Each of these investments reflects the same underlying logic that produced Egyptian Steel in 2010: identify a sector where Egypt's structural position creates long-term demand, commit capital at a scale that builds a defensible market position and operate with a technology and operational standard that conventional competition cannot match without starting over.
The personal chapters Egypt cannot stop watching
Any honest account of Abou Hashima's public profile has to acknowledge the personal chapters that run alongside the industrial ones. His marriage to Lebanese superstar Haifa Wehbe in 2009 made him famous in millions of Arab households that would never have encountered an Egyptian steelmaker under any other circumstances. The union lasted three years. His marriage to Egyptian actress Yasmine Sabri in 2020 generated a second wave of regional attention. That ended in 2022. He has two sons from his first marriage. The celebrity relationships have given him a visibility in Egyptian and Arab pop culture that is entirely separate from his business achievements but that has, in practical terms, expanded the audience for everything he says and does commercially and politically.

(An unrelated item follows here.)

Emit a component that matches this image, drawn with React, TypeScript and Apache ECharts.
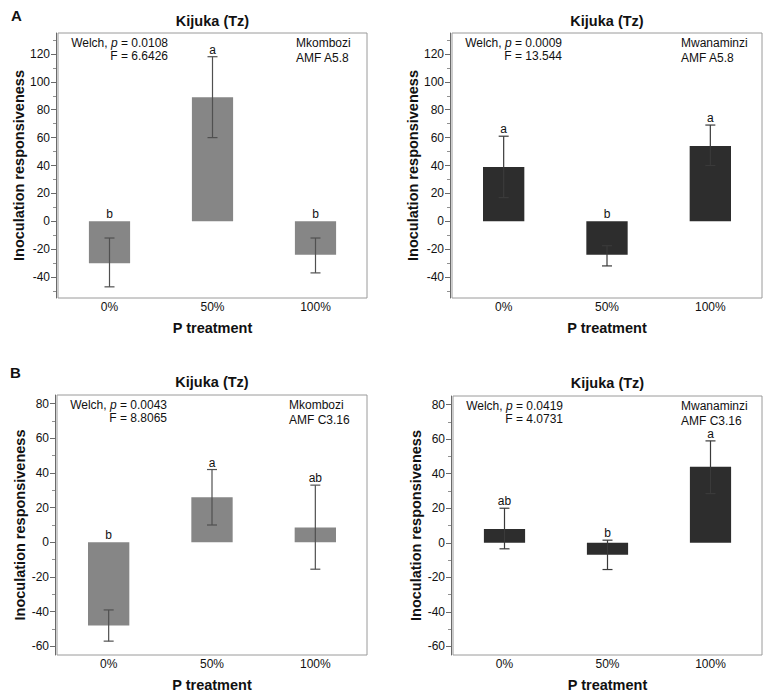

He is 51 years old. His companies produce 2.3 million tons of steel and 2 million tons of cement annually. His Senate seat gives him a voice in Egyptian industrial policy. His media group shapes the narrative around the economy he is building inside. His investments span six industries. He has placed himself, methodically and deliberately, at the intersection of every major construction and development cycle Egypt will run through for the next generation.
"I always deal with every day as one step forward to reaching my endless dreams," he told Entrepreneur magazine. "My dreams renew my passion daily, and they make me work all day without boredom or exhaustion."
The police officer's son from Cairo is still stepping forward.